The Pimfa Millennial Forum has recommended the wealth management industry offer differentiating services, such as a ‘property saver’ account, to attract millennial clients.

The Millennial Forum, set up by the Wealth Management Association prior to its recent merger with the Association of Professional Financial Advisers to create the Personal Investment Management & Financial Advice Association (Pimfa), looked at promotion of the wealth management industry.

In its second year, one of the Working Groups put forward the recommendation on the basis millennials have less wealth to invest and less loyalty to brands.

The members of the working group, now being developed by the Pimfa, also suggested firms provided an all-in fee structure to millennials, a low minimum investment requirement and fees tiered by age to help encourage the generation frequently referred to as millennials to invest.

Each of the four Millennial Forum Working Groups was tasked with researching an area of the industry – generational funds flow, cost and barriers, technology and data, and promotion – before presenting their findings and recommendations to an industry panel on 26 June.

Melissa Giordano, head of pensions and savings strategy at HM Treasury, who sat on the panel at the forum, explained millennials “have short-term priorities” which were “preventing [them] from accumulating savings”.

The working group for promotion of the industry surveyed 314 people, around 85 per cent of whom were in financial services.

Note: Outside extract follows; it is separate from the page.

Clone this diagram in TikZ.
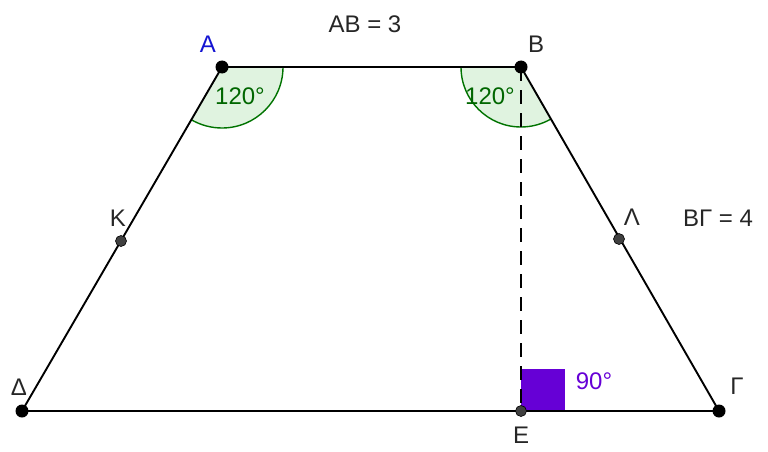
\documentclass[tikz,border=0pt]{standalone}
\usepackage{fontspec}
\setmainfont{Liberation Sans}
\begin{document}
\begin{tikzpicture}[x=1pt,y=-1pt,
  side/.style={line width=1.9pt,black},
  vtx/.style={circle,fill=black,inner sep=0pt,minimum size=13pt},
  mid/.style={circle,fill=black!75,draw=black,line width=0.6pt,inner sep=0pt,minimum size=11pt},
  lbl/.style={font=\fontsize{24}{26}\selectfont,text=black!85,inner sep=0pt},
  angtxt/.style={font=\fontsize{24}{26}\selectfont,text=green!40!black,inner sep=0pt}]
\useasboundingbox (0,0) rectangle (768,452);
\definecolor{purp}{RGB}{102,0,214}
\coordinate (A) at (222,67);
\coordinate (B) at (521,67);
\coordinate (G) at (719,411);
\coordinate (D) at (22,411);
\coordinate (E) at (521,411);
% angle sectors
\fill[green!60!black!12] (A) -- ++(61,0) arc[start angle=0,end angle=120,radius=61] -- cycle;
\draw[green!45!black,line width=1.4pt] (A) ++(61,0) arc[start angle=0,end angle=120,radius=61];
\fill[green!60!black!12] (B) -- ++(-60,0) arc[start angle=180,end angle=60,radius=60] -- cycle;
\draw[green!45!black,line width=1.4pt] (B) ++(-60,0) arc[start angle=180,end angle=60,radius=60];
% right angle
\fill[purp] (521,369) rectangle (565,411);
% sides
\draw[side] (A) -- (B) -- (G) -- (D) -- cycle;
\draw[side,dash pattern=on 14pt off 9pt] (B) -- (E);
% points
\node[vtx] (pA) at (A) {};
\node[vtx] (pB) at (B) {};
\node[vtx] (pG) at (G) {};
\node[vtx] (pD) at (D) {};
\node[mid] (pK) at (121,241) {};
\node[mid] (pL) at (619,239) {};
\node[mid] (pE) at (E) {};
% labels
\node[lbl,text={rgb,255:red,20;green,20;blue,210}] (lA) at (208,44) {A};
\node[lbl] (lB) at (536,44) {B};
\node[lbl] (lK) at (118,218) {K};
\node[lbl] (lL) at (632,217) {Λ};
\node[lbl] (lD) at (19,387) {Δ};
\node[lbl] (lG) at (737,386) {Γ};
\node[lbl,anchor=north] (lE) at (521,427) {E};
\node[lbl] (tAB) at (365,24) {AB = 3};
\node[lbl] (tBG) at (718,218) {ΒΓ = 4};
\node[angtxt] (a1) at (240,96) {120°};
\node[angtxt] (a2) at (490,96) {120°};
\node[lbl,text=purp] (a3) at (594,381) {90°};
\end{tikzpicture}
\end{document}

In spite of this, their survey revealed 67 per cent of respondents across gender, income and profession said investment was not relevant to them.

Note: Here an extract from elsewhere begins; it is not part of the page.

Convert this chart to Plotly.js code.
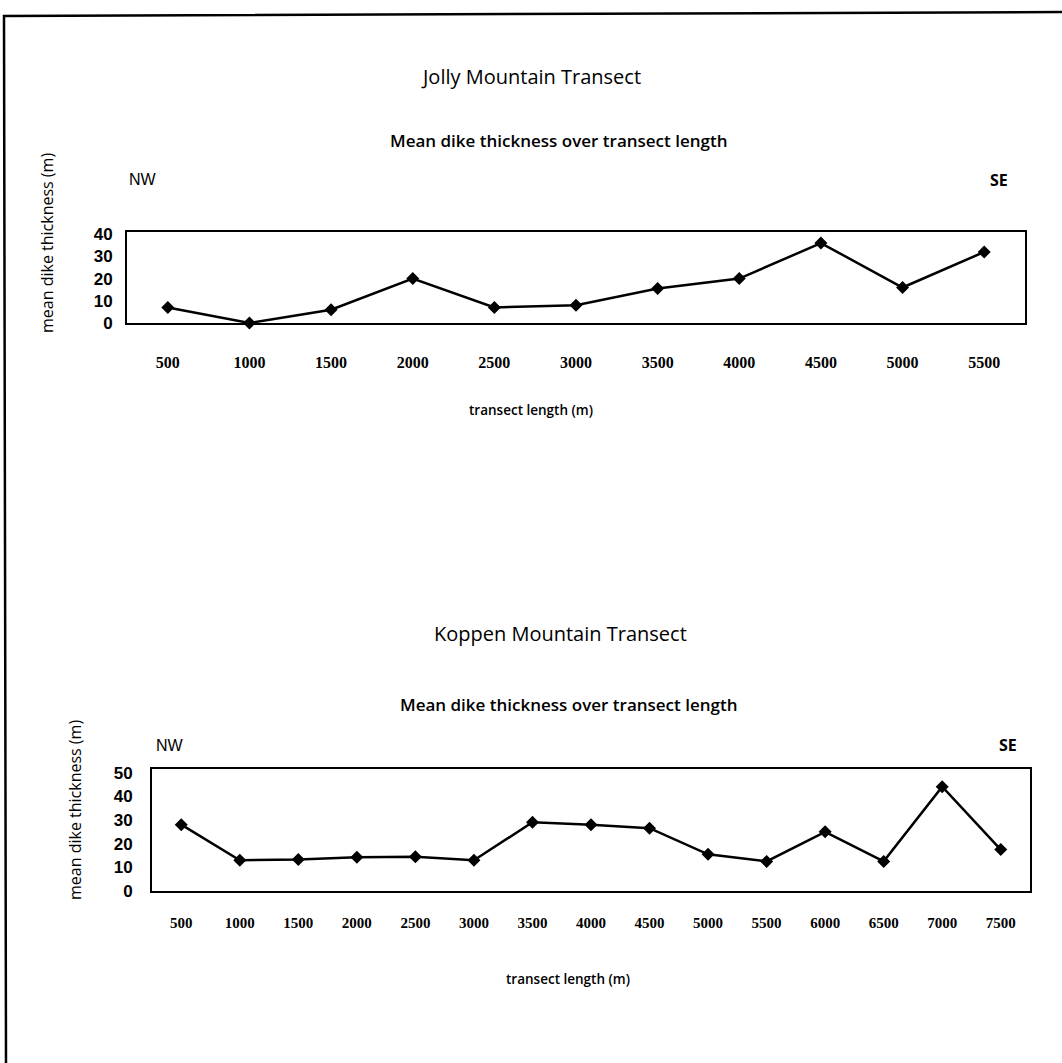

When asked for words they associated with wealth management, the respondents used phrases including “out of touch”, “out of reach” and “expensive”, the panel was told.

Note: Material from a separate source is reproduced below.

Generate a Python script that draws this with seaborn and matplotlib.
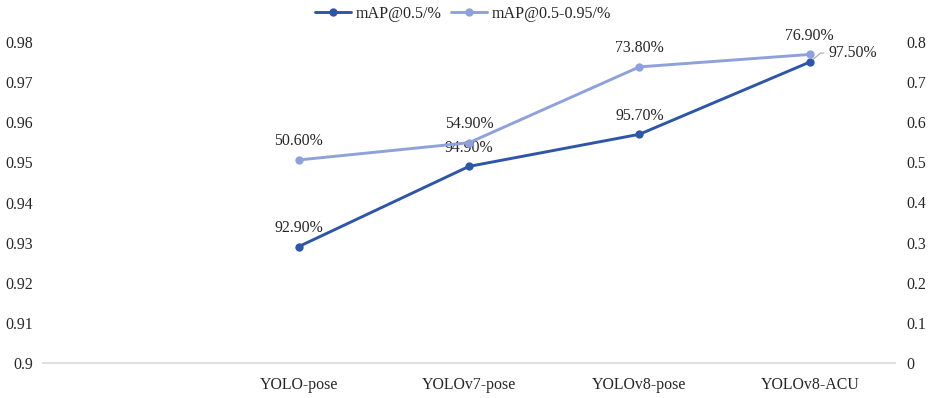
import matplotlib
matplotlib.use("Agg")
import matplotlib.pyplot as plt
import pandas as pd
import seaborn as sns

# chart data
models = ["YOLO-pose", "YOLOv7-pose", "YOLOv8-pose", "YOLOv8-ACU"]
map50 = [0.929, 0.949, 0.957, 0.975]
map50_95 = [0.506, 0.549, 0.738, 0.769]
map50_labels = ["92.90%", "94.90%", "95.70%", "97.50%"]
map50_95_labels = ["50.60%", "54.90%", "73.80%", "76.90%"]
left_ticks = [0.9, 0.91, 0.92, 0.93, 0.94, 0.95, 0.96, 0.97, 0.98]
right_ticks = [0, 0.1, 0.2, 0.3, 0.4, 0.5, 0.6, 0.7, 0.8]

DARK = "#2F56A6"
LIGHT = "#8FA1DB"

sns.set_style("white")
plt.rcParams["font.family"] = ["Liberation Serif", "DejaVu Serif"]
plt.rcParams["font.size"] = 11.4

df = pd.DataFrame({"model": models, "map50": map50, "map50_95": map50_95})

fig = plt.figure(figsize=(9.35, 3.98), dpi=100)
ax = fig.add_axes([43 / 935, 1 - 363 / 398, (895 - 43) / 935, (363 - 42) / 398])
ax2 = ax.twinx()

sns.lineplot(data=df, x="model", y="map50", ax=ax, color=DARK, lw=2.1,
             marker="o", markersize=6, markeredgewidth=0, label="mAP@0.5/%", legend=False)
sns.lineplot(data=df, x="model", y="map50_95", ax=ax2, color=LIGHT, lw=2.1,
             marker="o", markersize=6, markeredgewidth=0, label="mAP@0.5-0.95/%", legend=False)

ax.set_xlim(-1.5, 3.5)
ax.set_ylim(0.9, 0.98)
ax2.set_ylim(0, 0.8)
ax.set_yticks(left_ticks)
ax.set_yticklabels([f"{t:g}" for t in left_ticks])
ax2.set_yticks(right_ticks)
ax2.set_yticklabels([f"{t:g}" for t in right_ticks])
ax.set_xlabel("")
ax.set_ylabel("")
ax2.set_ylabel("")

for a in (ax, ax2):
    for side in ("top", "left", "right"):
        a.spines[side].set_visible(False)
    a.spines["bottom"].set_color("#D9D9D9")
    a.spines["bottom"].set_linewidth(1.2)
ax2.spines["bottom"].set_visible(False)
ax.tick_params(axis="y", length=0, pad=7, labelsize=11.4)
ax2.tick_params(axis="y", length=0, pad=8, labelsize=11.4)
ax.tick_params(axis="x", length=0, pad=10, labelsize=11.4)

for i, (v, s) in enumerate(zip(map50_95, map50_95_labels)):
    ax2.annotate(s, (i, v), xytext=(0, 13.5), textcoords="offset points",
                 ha="center", va="center")

for i, (v, s) in enumerate(zip(map50, map50_labels)):
    if i == len(map50) - 1:
        ax.annotate(s, (i, v), xytext=(31, 6.5), textcoords="offset points",
                    ha="center", va="center",
                    arrowprops=dict(arrowstyle="-", color="#A6A6A6", lw=0.8,
                                    shrinkA=1, shrinkB=3,
                                    connectionstyle="angle,angleA=0,angleB=40,rad=0"))
    else:
        ax.annotate(s, (i, v), xytext=(0, 13.5), textcoords="offset points",
                    ha="center", va="center")

h1, l1 = ax.get_legend_handles_labels()
h2, l2 = ax2.get_legend_handles_labels()
fig.legend(h1 + h2, l1 + l2, loc="center", bbox_to_anchor=(463 / 935, 1 - 14 / 398),
           ncol=2, frameon=False, handlelength=2.2, handletextpad=0.3,
           columnspacing=0.6, fontsize=11.6)

fig.savefig("out.png", dpi=100)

Property ownership was cited as one of the barriers, with millennials choosing to set aside money for a deposit or mortgage repayments over investing their wealth.

The group pointed out millennials were not finding a link between their goal of home ownership and investing.

Philip Howell, chief executive at Rathbone Brothers, another of the industry panel members, agreed “property is the biggest threat to investment”.

Liz Field, chief executive of Pimfa, opened the forum by acknowledging how to attract millennial clients was “one of the main worries” for the industry.

As part of its recommendations, the costs and barriers working group said the regulator should encourage the wealth management industry to offer simplified services and warned there was a danger the industry would “fail to capture this generation”.

Several of the groups came to the conclusion millennial investors would prefer a combination of robo-advice and face-to-face advice.

The working group which presented its findings on technology and data said wealth management firms needed to incorporate “interactive technology” in order to attract millennial investors and recommended they partnered with early growth fintech firms to achieve this.

It also urged the industry to rank innovation alongside cybersecurity.

Ms Giordano, Ms Field and Mr Howell were joined on the panel by John Hughman, editor of FTAdviser's sister title Investors Chronicle, and Nicholas Johnson of Coutts & Co.

The final recommendations will be published and released at the Pimfa Summit in November this year.